▸ **Source material**
((

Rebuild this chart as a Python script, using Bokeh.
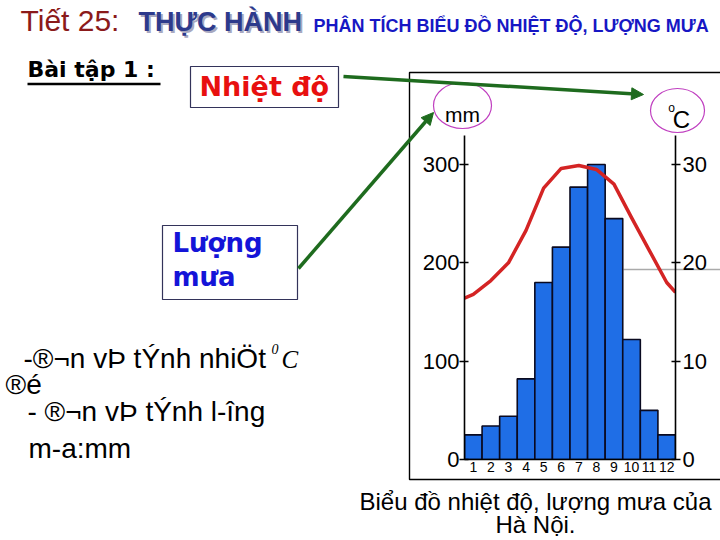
from bokeh.plotting import figure
from bokeh.models import Range1d, LinearAxis, Arrow, NormalHead, FixedTicker
from bokeh.core.properties import value
from bokeh.embed import file_html
from bokeh.resources import INLINE

# ---------------- data ----------------
months = [1, 2, 3, 4, 5, 6, 7, 8, 9, 10, 11, 12]
month_labels = [str(m) for m in months]
rain_mm = [25, 34, 44, 82, 180, 216, 277, 300, 245, 122, 50, 25]
temp_c = [16.8, 18.2, 20.0, 23.3, 27.6, 29.6, 29.9, 29.5, 28.0, 24.6, 21.3, 18.0]
temp_at_left_axis = 16.4
temp_at_right_axis = 17.0
rain_ticks = [0, 100, 200, 300]
temp_ticks = [0, 10, 20, 30]

SANS = "Liberation Sans"
W, H = 720, 540
OVERLAY = {"position": "absolute", "left": "0px", "top": "0px"}

# ---------------- slide layer (pixel coordinates) ----------------
s = figure(width=W, height=H, output_backend="svg", toolbar_location=None,
           x_range=Range1d(0, W), y_range=Range1d(H, 0),
           min_border=0, x_axis_location=None, y_axis_location=None,
           styles=OVERLAY)
s.outline_line_color = None
s.xgrid.grid_line_color = None
s.ygrid.grid_line_color = None
s.background_fill_color = "white"
s.border_fill_color = "white"


def lab(text, X, Y, size, color="black", font=SANS, style="normal",
        align="left"):
    # Y is the wanted baseline; compensate the renderer's baseline offset
    s.text(x=[X], y=[Y - 0.39 * size], text=[text], text_font=value(font),
           text_font_size=value(f"{size}px"), text_color=color,
           text_font_style=style, text_align=align,
           text_baseline="alphabetic")


def box(l, t, r, b, color, width=1.2):
    s.quad(left=[l], right=[r], top=[t], bottom=[b], fill_alpha=0,
           line_color=color, line_width=width)


def seg(x0, y0, x1, y1, color, width):
    s.segment(x0=[x0], y0=[y0], x1=[x1], y1=[y1], line_color=color,
              line_width=width)


def arrow(x0, y0, x1, y1, color, width):
    s.add_layout(Arrow(x_start=x0, y_start=y0, x_end=x1, y_end=y1,
                       line_color=color, line_width=width, start=None,
                       end=NormalHead(size=12, fill_color=color,
                                      line_color=color)))


# title
lab("Tiết 25:", 20, 32, 30, color="#8b1a1a")
lab("THỰC HÀNH", 140, 34, 27, color="#a8a8c0", style="bold")
lab("THỰC HÀNH", 138, 32, 27, color="#2d3a8c", style="bold")
lab("PHÂN TÍCH BIỂU ĐỒ NHIỆT ĐỘ, LƯỢNG MƯA", 313, 33, 18, color="#1717c4",
    style="bold")

# exercise
lab("Bài tập 1 :", 27, 78, 22, font="DejaVu Sans", style="bold")
seg(27, 83.5, 160, 83.5, "black", 2.5)

box(190, 66, 338, 107, "#33335a")
lab("Nhiệt độ", 199, 97, 27, color="#e8100f", font="DejaVu Sans", style="bold")
box(162, 225, 297, 299, "#33335a")
lab("Lượng", 172, 253, 26, color="#1414d8", font="DejaVu Sans", style="bold")
lab("mưa", 172, 287, 26, color="#1414d8", font="DejaVu Sans", style="bold")

# left notes
lab("-®¬n vÞ tÝnh nhiÖt", 23, 369, 28)
lab("0", 271, 354, 14, font="Liberation Serif", style="italic")
lab("C", 281, 369, 25, font="Liberation Serif", style="italic")
lab("®é", 5, 395, 28)
lab("- ®¬n vÞ tÝnh l-îng", 27, 422, 28)
lab("m-a:mm", 28, 459, 28)

# chart frame border
box(409, 72, 740, 479, "black", 1.4)
seg(623, 269, 720, 269, "#aaaaaa", 1.5)

# unit labels and ellipses
lab("mm", 462, 122, 21, align="center")
lab("o", 671, 112, 12, align="center")
lab("C", 681, 128, 24, align="center")
s.ellipse(x=[462, 677], y=[105, 110], width=[58, 54], height=[46, 44],
          fill_alpha=0, line_color="#c040c0", line_width=1.2)

# arrows
arrow(343, 76, 643, 94, "#1e6b1e", 3.5)
arrow(298, 268, 433, 112, "#1e6b1e", 3.5)

# caption
lab("Biểu đồ nhiệt độ, lượng mưa của", 535, 510, 24, align="center")
lab("Hà Nội.", 535, 533, 24, align="center")

# ---------------- chart layer ----------------
p = figure(width=W, height=H, output_backend="svg", toolbar_location=None,
           x_range=Range1d(0.5, 12.5), y_range=Range1d(0, 329.5),
           min_border_left=464, min_border_right=45,
           min_border_top=135, min_border_bottom=81, styles=OVERLAY)
p.extra_y_ranges = {"temp": Range1d(0, 32.95)}
p.outline_line_color = None
p.xgrid.grid_line_color = None
p.ygrid.grid_line_color = None
p.background_fill_color = None
p.border_fill_color = None

p.vbar(x=months, top=rain_mm, width=1.0, bottom=0,
       fill_color="#1f6ee6", line_color="#0a0a20", line_width=1.6)
p.line(x=[0.5] + months + [12.5],
       y=[temp_at_left_axis] + temp_c + [temp_at_right_axis],
       y_range_name="temp", line_color="#d42424", line_width=3.5,
       line_join="round")

yl = p.yaxis[0]
yl.ticker = FixedTicker(ticks=rain_ticks)
yr = LinearAxis(y_range_name="temp", ticker=FixedTicker(ticks=temp_ticks))
p.add_layout(yr, "right")
for ax, standoff in ((yl, 0), (yr, 2)):
    ax.minor_tick_line_color = None
    ax.major_tick_in = 4
    ax.major_tick_out = 5
    ax.major_label_standoff = standoff
    ax.axis_line_width = 1.6
    ax.major_tick_line_width = 1.6
    ax.major_label_text_font = SANS
    ax.major_label_text_font_size = "22px"
    ax.major_label_text_color = "black"

xa = p.xaxis[0]
xa.ticker = FixedTicker(ticks=months)
xa.major_label_overrides = {m: l for m, l in zip(months, month_labels)}
xa.minor_tick_line_color = None
xa.major_tick_line_color = None
xa.major_tick_in = 0
xa.major_tick_out = 0
xa.major_label_standoff = 2
xa.axis_line_width = 1.6
xa.major_label_text_font = SANS
xa.major_label_text_font_size = "14px"
xa.major_label_text_color = "black"

open("out.html", "w").write(file_html([s, p], INLINE))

))

▸ **What to do**
Restate the data above word for word. Skip every picture.

▸ **Complete output**
Rebuild this chart as a Python script, using Bokeh.
from bokeh.plotting import figure
from bokeh.models import Range1d, LinearAxis, Arrow, NormalHead, FixedTicker
from bokeh.core.properties import value
from bokeh.embed import file_html
from bokeh.resources import INLINE

# ---------------- data ----------------
months = [1, 2, 3, 4, 5, 6, 7, 8, 9, 10, 11, 12]
month_labels = [str(m) for m in months]
rain_mm = [25, 34, 44, 82, 180, 216, 277, 300, 245, 122, 50, 25]
temp_c = [16.8, 18.2, 20.0, 23.3, 27.6, 29.6, 29.9, 29.5, 28.0, 24.6, 21.3, 18.0]
temp_at_left_axis = 16.4
temp_at_right_axis = 17.0
rain_ticks = [0, 100, 200, 300]
temp_ticks = [0, 10, 20, 30]

SANS = "Liberation Sans"
W, H = 720, 540
OVERLAY = {"position": "absolute", "left": "0px", "top": "0px"}

# ---------------- slide layer (pixel coordinates) ----------------
s = figure(width=W, height=H, output_backend="svg", toolbar_location=None,
           x_range=Range1d(0, W), y_range=Range1d(H, 0),
           min_border=0, x_axis_location=None, y_axis_location=None,
           styles=OVERLAY)
s.outline_line_color = None
s.xgrid.grid_line_color = None
s.ygrid.grid_line_color = None
s.background_fill_color = "white"
s.border_fill_color = "white"


def lab(text, X, Y, size, color="black", font=SANS, style="normal",
        align="left"):
    # Y is the wanted baseline; compensate the renderer's baseline offset
    s.text(x=[X], y=[Y - 0.39 * size], text=[text], text_font=value(font),
           text_font_size=value(f"{size}px"), text_color=color,
           text_font_style=style, text_align=align,
           text_baseline="alphabetic")


def box(l, t, r, b, color, width=1.2):
    s.quad(left=[l], right=[r], top=[t], bottom=[b], fill_alpha=0,
           line_color=color, line_width=width)


def seg(x0, y0, x1, y1, color, width):
    s.segment(x0=[x0], y0=[y0], x1=[x1], y1=[y1], line_color=color,
              line_width=width)


def arrow(x0, y0, x1, y1, color, width):
    s.add_layout(Arrow(x_start=x0, y_start=y0, x_end=x1, y_end=y1,
                       line_color=color, line_width=width, start=None,
                       end=NormalHead(size=12, fill_color=color,
                                      line_color=color)))


# title
lab("Tiết 25:", 20, 32, 30, color="#8b1a1a")
lab("THỰC HÀNH", 140, 34, 27, color="#a8a8c0", style="bold")
lab("THỰC HÀNH", 138, 32, 27, color="#2d3a8c", style="bold")
lab("PHÂN TÍCH BIỂU ĐỒ NHIỆT ĐỘ, LƯỢNG MƯA", 313, 33, 18, color="#1717c4",
    style="bold")

# exercise
lab("Bài tập 1 :", 27, 78, 22, font="DejaVu Sans", style="bold")
seg(27, 83.5, 160, 83.5, "black", 2.5)

box(190, 66, 338, 107, "#33335a")
lab("Nhiệt độ", 199, 97, 27, color="#e8100f", font="DejaVu Sans", style="bold")
box(162, 225, 297, 299, "#33335a")
lab("Lượng", 172, 253, 26, color="#1414d8", font="DejaVu Sans", style="bold")
lab("mưa", 172, 287, 26, color="#1414d8", font="DejaVu Sans", style="bold")

# left notes
lab("-®¬n vÞ tÝnh nhiÖt", 23, 369, 28)
lab("0", 271, 354, 14, font="Liberation Serif", style="italic")
lab("C", 281, 369, 25, font="Liberation Serif", style="italic")
lab("®é", 5, 395, 28)
lab("- ®¬n vÞ tÝnh l-îng", 27, 422, 28)
lab("m-a:mm", 28, 459, 28)

# chart frame border
box(409, 72, 740, 479, "black", 1.4)
seg(623, 269, 720, 269, "#aaaaaa", 1.5)

# unit labels and ellipses
lab("mm", 462, 122, 21, align="center")
lab("o", 671, 112, 12, align="center")
lab("C", 681, 128, 24, align="center")
s.ellipse(x=[462, 677], y=[105, 110], width=[58, 54], height=[46, 44],
          fill_alpha=0, line_color="#c040c0", line_width=1.2)

# arrows
arrow(343, 76, 643, 94, "#1e6b1e", 3.5)
arrow(298, 268, 433, 112, "#1e6b1e", 3.5)

# caption
lab("Biểu đồ nhiệt độ, lượng mưa của", 535, 510, 24, align="center")
lab("Hà Nội.", 535, 533, 24, align="center")

# ---------------- chart layer ----------------
p = figure(width=W, height=H, output_backend="svg", toolbar_location=None,
           x_range=Range1d(0.5, 12.5), y_range=Range1d(0, 329.5),
           min_border_left=464, min_border_right=45,
           min_border_top=135, min_border_bottom=81, styles=OVERLAY)
p.extra_y_ranges = {"temp": Range1d(0, 32.95)}
p.outline_line_color = None
p.xgrid.grid_line_color = None
p.ygrid.grid_line_color = None
p.background_fill_color = None
p.border_fill_color = None

p.vbar(x=months, top=rain_mm, width=1.0, bottom=0,
       fill_color="#1f6ee6", line_color="#0a0a20", line_width=1.6)
p.line(x=[0.5] + months + [12.5],
       y=[temp_at_left_axis] + temp_c + [temp_at_right_axis],
       y_range_name="temp", line_color="#d42424", line_width=3.5,
       line_join="round")

yl = p.yaxis[0]
yl.ticker = FixedTicker(ticks=rain_ticks)
yr = LinearAxis(y_range_name="temp", ticker=FixedTicker(ticks=temp_ticks))
p.add_layout(yr, "right")
for ax, standoff in ((yl, 0), (yr, 2)):
    ax.minor_tick_line_color = None
    ax.major_tick_in = 4
    ax.major_tick_out = 5
    ax.major_label_standoff = standoff
    ax.axis_line_width = 1.6
    ax.major_tick_line_width = 1.6
    ax.major_label_text_font = SANS
    ax.major_label_text_font_size = "22px"
    ax.major_label_text_color = "black"

xa = p.xaxis[0]
xa.ticker = FixedTicker(ticks=months)
xa.major_label_overrides = {m: l for m, l in zip(months, month_labels)}
xa.minor_tick_line_color = None
xa.major_tick_line_color = None
xa.major_tick_in = 0
xa.major_tick_out = 0
xa.major_label_standoff = 2
xa.axis_line_width = 1.6
xa.major_label_text_font = SANS
xa.major_label_text_font_size = "14px"
xa.major_label_text_color = "black"

open("out.html", "w").write(file_html([s, p], INLINE))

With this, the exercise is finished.